From the first line of the data down to and including the line with "const aTicks = [0, 2, 4, 6, 8, 10];", copy everything exactly, leaving out pictures.
......
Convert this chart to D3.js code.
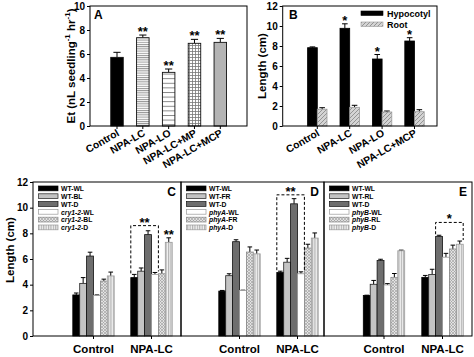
<!DOCTYPE html>
<html><head><meta charset="utf-8">
<script src="https://cdn.jsdelivr.net/npm/d3@7"></script>
<style>
body{margin:0;background:#fff;}
svg text{font-family:"Liberation Sans",Arial,sans-serif;font-weight:bold;fill:#000;}
</style></head><body>
<svg id="c" width="474" height="357"></svg>
<script>
// ---------- DATA ----------
const aCats = ["Control", "NPA-LC", "NPA-LO", "NPA-LC+MP", "NPA-LC+MCP"];
const aVals = [5.72, 7.36, 4.47, 6.89, 6.97];
const aErrs = [0.42, 0.22, 0.28, 0.33, 0.33];
const aSig = ["", "**", "**", "**", "**"];
const aTicks = [0, 2, 4, 6, 8, 10];

const bCats = ["Control", "NPA-LC", "NPA-LO", "NPA-LC+MCP"];
const bSeries = ["Hypocotyl", "Root"];
const bHyp = [7.83, 9.77, 6.7, 8.5];
const bHypErr = [0.08, 0.45, 0.45, 0.33];
const bRoot = [1.68, 1.87, 1.4, 1.43];
const bRootErr = [0.15, 0.2, 0.1, 0.2];
const bSig = ["", "*", "*", "*"];
const bTicks = [0, 2, 4, 6, 8, 10, 12];

const lowerCats = ["Control", "NPA-LC"];
const lowerTicks = [0, 2, 4, 6, 8, 10, 12];

const cSeries = ["WT-WL", "WT-BL", "WT-D", "cry1-2-WL", "cry1-2-BL", "cry1-2-D"];
const cVals = [[3.2, 4.1, 6.23, 3.15, 4.28, 4.68], [4.55, 5.05, 7.9, 4.8, 4.85, 7.3]];
const cErrs = [[0.15, 0.45, 0.3, 0.05, 0.15, 0.3], [0.25, 0.25, 0.3, 0.15, 0.3, 0.35]];

const dSeries = ["WT-WL", "WT-FR", "WT-D", "phyA-WL", "phyA-FR", "phyA-D"];
const dVals = [[3.5, 4.7, 7.35, 3.55, 6.54, 6.4], [4.95, 5.75, 10.3, 4.85, 6.85, 7.63]];
const dErrs = [[0.05, 0.15, 0.15, 0.02, 0.4, 0.3], [0.1, 0.3, 0.4, 0.15, 0.3, 0.4]];

const eSeries = ["WT-WL", "WT-RL", "WT-D", "phyB-WL", "phyB-RL", "phyB-D"];
const eVals = [[3.15, 4.03, 5.88, 3.98, 4.57, 6.64], [4.57, 4.8, 7.75, 6.14, 6.78, 7.15]];
const eErrs = [[0.03, 0.3, 0.1, 0.1, 0.3, 0.05], [0.15, 0.4, 0.1, 0.3, 0.3, 0.25]];

// significance brackets (in NPA-LC group)
const cBracket = {from: 0, to: 3, top: 8.6, mark: "**"};
const dBracket = {from: 0, to: 3, top: 11.0, mark: "**"};
const eBracket = {from: 2, to: 5, top: 8.85, mark: "*"};
const cExtraSig = {series: 5, mark: "**"};

// ---------- SETUP ----------
const svg = d3.select("#c");
svg.append("rect").attr("width", 474).attr("height", 357).attr("fill", "#fff");
const defs = svg.append("defs");
function pat(id, w, h, bg, draw) {
  const p = defs.append("pattern").attr("id", id).attr("patternUnits", "userSpaceOnUse")
    .attr("width", w).attr("height", h);
  p.append("rect").attr("width", w).attr("height", h).attr("fill", bg);
  draw(p);
}
pat("hdense", 4, 2.2, "#fff", p => p.append("line").attr("x1", 0).attr("x2", 4).attr("y1", 0.5).attr("y2", 0.5).attr("stroke", "#8a8a8a").attr("stroke-width", 0.9));
pat("hsparse", 4, 4.6, "#fff", p => p.append("line").attr("x1", 0).attr("x2", 4).attr("y1", 0.5).attr("y2", 0.5).attr("stroke", "#777").attr("stroke-width", 0.9));
pat("grid", 3, 3, "#fff", p => { p.append("path").attr("d", "M0,0.5H3M0.5,0V3").attr("stroke", "#777").attr("stroke-width", 0.8); });
pat("diag", 4, 4, "#d4d4d4", p => p.append("path").attr("d", "M-1,1L1,-1M0,4L4,0M3,5L5,3").attr("stroke", "#8c8c8c").attr("stroke-width", 0.9));
pat("xhatch", 3, 3, "#e2e2e2", p => p.append("path").attr("d", "M0,0L3,3M3,0L0,3").attr("stroke", "#9a9a9a").attr("stroke-width", 0.6));
pat("vstripe", 2.4, 4, "#f2f2f2", p => p.append("line").attr("x1", 0.6).attr("x2", 0.6).attr("y1", 0).attr("y2", 4).attr("stroke", "#a8a8a8").attr("stroke-width", 1));

function styleAxis(g, fs) {
  g.select(".domain").remove();
  g.selectAll(".tick line").attr("stroke", "#000");
  g.selectAll(".tick text").attr("font-size", fs).attr("font-weight", "bold").attr("fill", "#000");
}
function frame(x0, x1, y0, y1) {
  svg.append("rect").attr("x", x0).attr("y", y0).attr("width", x1 - x0).attr("height", y1 - y0)
    .attr("fill", "none").attr("stroke", "#000").attr("stroke-width", 1);
}
function errBar(cx, yTop, yErr, half) {
  svg.append("line").attr("x1", cx).attr("x2", cx).attr("y1", yTop).attr("y2", yErr).attr("stroke", "#000").attr("stroke-width", 1);
  svg.append("line").attr("x1", cx - half).attr("x2", cx + half).attr("y1", yErr).attr("y2", yErr).attr("stroke", "#000").attr("stroke-width", 1);
}
function star(cx, y, mark, fs) {
  svg.append("text").attr("x", cx).attr("y", y).attr("text-anchor", "middle").attr("font-size", fs).text(mark);
}

// ---------- PANEL A ----------
{
  const x = d3.scaleLinear().domain([0, aCats.length - 1]).range([117, 220.3]);
  const y = d3.scaleLinear().domain([0, 10]).range([126, 6]);
  const bw = 12.5;
  const fills = ["#000", "url(#hdense)", "url(#hsparse)", "url(#grid)", "#b4b4b4"];
  aVals.forEach((v, i) => {
    errBar(x(i), y(v), y(v + aErrs[i]), 3.6);
    svg.append("rect").attr("x", x(i) - bw / 2).attr("y", y(v)).attr("width", bw).attr("height", y(0) - y(v))
      .attr("fill", fills[i]).attr("stroke", "#111").attr("stroke-width", 0.9);
    if (aSig[i]) star(x(i), y(v + aErrs[i]) + 1, aSig[i], 13);
    svg.append("line").attr("x1", x(i)).attr("x2", x(i)).attr("y1", 126).attr("y2", 129).attr("stroke", "#000");
    svg.append("text").attr("text-anchor", "end").attr("font-size", 10.3)
      .attr("transform", `translate(${x(i) + 3},${135}) rotate(-30)`).text(aCats[i]);
  });
  frame(90, 247, 6, 126);
  svg.append("g").attr("transform", "translate(90,0)").call(d3.axisLeft(y).tickValues(aTicks).tickSize(3).tickPadding(2)).call(g => styleAxis(g, 10));
  svg.append("text").attr("x", 94).attr("y", 19).attr("font-size", 12).text("A");
  const lab = svg.append("text").attr("text-anchor", "middle").attr("font-size", 11.5)
    .attr("transform", "translate(75,66) rotate(-90)");
  lab.append("tspan").text("Et (nL seedling");
  lab.append("tspan").attr("dy", -5).attr("font-size", 8).text("-1");
  lab.append("tspan").attr("dy", 5).text(" hr");
  lab.append("tspan").attr("dy", -5).attr("font-size", 8).text("-1");
  lab.append("tspan").attr("dy", 5).text(")");
}

// ---------- PANEL B ----------
{
  const x = d3.scaleLinear().domain([0, bCats.length - 1]).range([317.3, 414.5]);
  const y = d3.scaleLinear().domain([0, 12]).range([126, 6]);
  const sub = d3.scaleBand().domain(bSeries).range([-9.7, 9.7]);
  const fills = {Hypocotyl: "#000", Root: "url(#diag)"};
  const vals = {Hypocotyl: bHyp, Root: bRoot};
  const errs = {Hypocotyl: bHypErr, Root: bRootErr};
  bCats.forEach((c, i) => {
    bSeries.forEach(s => {
      const v = vals[s][i], e = errs[s][i];
      const bx = x(i) + sub(s), bw = sub.bandwidth();
      errBar(bx + bw / 2, y(v), y(v + e), 2.8);
      svg.append("rect").attr("x", bx).attr("y", y(v)).attr("width", bw).attr("height", y(0) - y(v))
        .attr("fill", fills[s]).attr("stroke", s === "Root" ? "#999" : "#000").attr("stroke-width", 0.8);
    });
    if (bSig[i]) star(x(i) + sub("Hypocotyl") + sub.bandwidth() / 2, y(bHyp[i] + bHypErr[i]) + 1, bSig[i], 13);
    svg.append("line").attr("x1", x(i)).attr("x2", x(i)).attr("y1", 126).attr("y2", 129).attr("stroke", "#000");
    svg.append("text").attr("text-anchor", "end").attr("font-size", 10.3)
      .attr("transform", `translate(${x(i) + 3},${135}) rotate(-30)`).text(c);
  });
  frame(282.7, 437, 6, 126);
  svg.append("g").attr("transform", "translate(282.7,0)").call(d3.axisLeft(y).tickValues(bTicks).tickSize(3).tickPadding(2)).call(g => styleAxis(g, 10));
  svg.append("text").attr("x", 289).attr("y", 19).attr("font-size", 12).text("B");
  svg.append("text").attr("text-anchor", "middle").attr("font-size", 11.5)
    .attr("transform", "translate(266,66) rotate(-90)").text("Length (cm)");
  bSeries.forEach((s, k) => {
    svg.append("rect").attr("x", 361).attr("y", 11 + k * 11).attr("width", 22).attr("height", 4.5)
      .attr("fill", fills[s]).attr("stroke", s === "Root" ? "#999" : "#000").attr("stroke-width", 0.6);
    svg.append("text").attr("x", 387).attr("y", 16.8 + k * 11).attr("font-size", 9).text(s);
  });
}

// ---------- LOWER PANELS ----------
const ly = d3.scaleLinear().domain([0, 12]).range([336, 182]);
const lFills = ["#000", "#c4c4c4", "#6e6e6e", "#fff", "url(#xhatch)", "url(#vstripe)"];
const lStrokes = ["#000", "#222", "#111", "#999", "#888", "#999"];

function lowerPanel(opt) {
  const {x0, x1, centers, series, vals, errs, letter, bracket} = opt;
  const gx = d3.scalePoint().domain(lowerCats).range(centers);
  const sub = d3.scaleBand().domain(d3.range(series.length)).range([-20.7, 20.7]);
  const bw = sub.bandwidth();
  lowerCats.forEach((c, gi) => {
    series.forEach((s, si) => {
      const v = vals[gi][si], e = errs[gi][si];
      const bx = gx(c) + sub(si);
      errBar(bx + bw / 2, ly(v), ly(v + e), 2.3);
      svg.append("rect").attr("x", bx).attr("y", ly(v)).attr("width", bw).attr("height", ly(0) - ly(v))
        .attr("fill", lFills[si]).attr("stroke", lStrokes[si]).attr("stroke-width", 0.8);
    });
    svg.append("line").attr("x1", gx(c)).attr("x2", gx(c)).attr("y1", 336).attr("y2", 339).attr("stroke", "#000");
    svg.append("text").attr("x", gx(c)).attr("y", 353).attr("text-anchor", "middle").attr("font-size", 11.5).text(c);
  });
  // bracket
  const gc = gx(lowerCats[1]);
  const bl = gc + sub(bracket.from), br = gc + sub(bracket.to) + bw;
  const topL = ly(vals[1][bracket.from] + errs[1][bracket.from]) - 1;
  const topR = ly(vals[1][bracket.to] + errs[1][bracket.to]) - 1;
  svg.append("path").attr("d", `M${bl},${topL}V${ly(bracket.top)}H${br}V${topR}`)
    .attr("fill", "none").attr("stroke", "#000").attr("stroke-width", 1).attr("stroke-dasharray", "3,2");
  star((bl + br) / 2, ly(bracket.top) + 1, bracket.mark, 13);
  if (opt.extra) {
    const si = opt.extra.series;
    star(gc + sub(si) + bw / 2, ly(vals[1][si] + errs[1][si]) + 1, opt.extra.mark, 13);
  }
  frame(x0, x1, 182, 336);
  svg.append("text").attr("x", x1 - 5).attr("y", 196).attr("text-anchor", "end").attr("font-size", 12).text(letter);
  // legend
  series.forEach((s, si) => {
    const ry = 186 + si * 7.8;
    svg.append("rect").attr("x", x0 + 5.5).attr("y", ry).attr("width", 19.5).attr("height", 4.8)
      .attr("fill", lFills[si]).attr("stroke", lStrokes[si]).attr("stroke-width", 0.7);
    const t = svg.append("text").attr("x", x0 + 28).attr("y", ry + 5.2).attr("font-size", 6.8);
    const m = s.match(/^(cry1-2|phyA|phyB)(-.*)$/);
    if (m) {
      t.append("tspan").attr("font-style", "italic").text(m[1]);
      t.append("tspan").text(m[2]);
    } else t.text(s);
  });
}

lowerPanel({x0: 33, x1: 181, centers: [93.5, 151.5], series: cSeries, vals: cVals, errs: cErrs, letter: "C", bracket: cBracket, extra: cExtraSig});
lowerPanel({x0: 181, x1: 324, centers: [239.5, 297.5], series: dSeries, vals: dVals, errs: dErrs, letter: "D", bracket: dBracket});
lowerPanel({x0: 324, x1: 472, centers: [384, 442.5], series: eSeries, vals: eVals, errs: eErrs, letter: "E", bracket: eBracket});

svg.append("g").attr("transform", "translate(33,0)").call(d3.axisLeft(ly).tickValues(lowerTicks).tickSize(3).tickPadding(2)).call(g => styleAxis(g, 10));
svg.append("text").attr("text-anchor", "middle").attr("font-size", 11.5)
  .attr("transform", "translate(14,250) rotate(-90)").text("Length (cm)");
</script></body></html>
......
SOLUTION:
Convert this chart to D3.js code.
<!DOCTYPE html>
<html><head><meta charset="utf-8">
<script src="https://cdn.jsdelivr.net/npm/d3@7"></script>
<style>
body{margin:0;background:#fff;}
svg text{font-family:"Liberation Sans",Arial,sans-serif;font-weight:bold;fill:#000;}
</style></head><body>
<svg id="c" width="474" height="357"></svg>
<script>
// ---------- DATA ----------
const aCats = ["Control", "NPA-LC", "NPA-LO", "NPA-LC+MP", "NPA-LC+MCP"];
const aVals = [5.72, 7.36, 4.47, 6.89, 6.97];
const aErrs = [0.42, 0.22, 0.28, 0.33, 0.33];
const aSig = ["", "**", "**", "**", "**"];
const aTicks = [0, 2, 4, 6, 8, 10];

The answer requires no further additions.